Il est désormais clairement établi que les bénéfices obtenus grâce à ces progrès ont eu un coût pour le monde naturel.
Cela dit, la même capacité d’innovation qui nous a conduits à la situation actuelle peut également nous en extraire, à condition qu’elle soit orientée vers des solutions qui améliorent le bien-être humain tout en renforçant les écosystèmes qui soutiennent les économies.
Et c’est ici que la pensée résiliente – qui encourage l’innovation – intervient.
Des exemples de solutions de résilience innovantes émergent déjà: Une agriculture régénératrice qui améliore la fertilité des sols, réduit la dépendance aux intrants coûteux et produit des aliments plus sains ; une infrastructure urbaine verte qui rafraîchit les villes, gère les inondations, crée des espaces permettant aux gens de se reconnecter à la nature, tout en augmentant la valeur de l’immobilier environnant; des installations solaires qui améliorent les habitats des pollinisateurs tout en maintenant la production alimentaire, la biodiversité et en générant de l’énergie propre; la restauration des mangroves et des zones humides qui protègent les actifs côtiers des tempêtes tout en soutenant les différents types de pêche et en stockant du carbone; et des banques d’eau novatrices qui garantissent un approvisionnement en eau propre pour les villes en finançant une gestion durable des terres et le renouvellement des ressources aquifères.
La résilience peut guider les investissements, réduire les risques, débloquer de nouvelles sources de revenus et renforcer les fondations commerciales, sociales et écologiques de la performance à long terme du portefeuille.

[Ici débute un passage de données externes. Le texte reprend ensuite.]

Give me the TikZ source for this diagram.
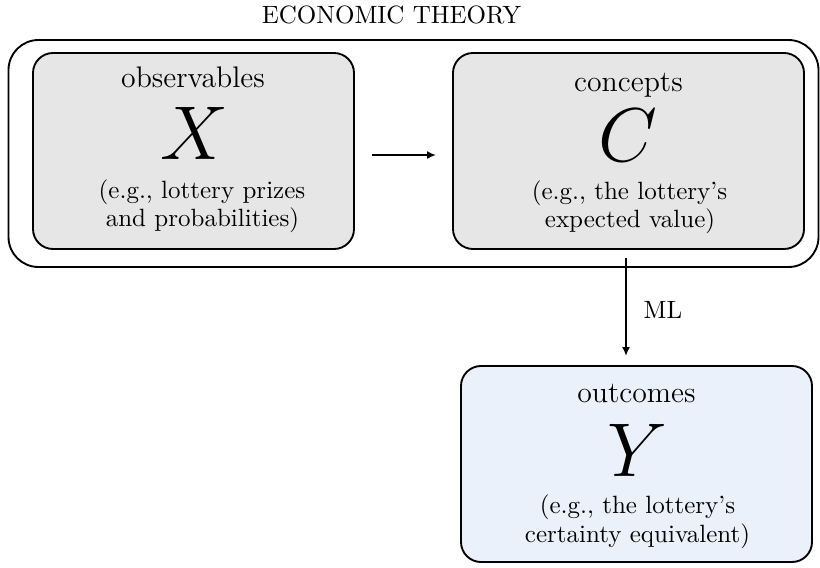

Celles et ceux qui considèrent la résilience non pas comme un slogan, mais comme une discipline de la gestion d’entreprise et de la prise de décision d’investissement (surveiller les signaux, réaffecter le capital et adapter les stratégies en fonction de l’évolution des conditions) survivront non seulement à la prochaine décennie de chocs, mais aideront également à construire des fondations qui prospèreront au-delà.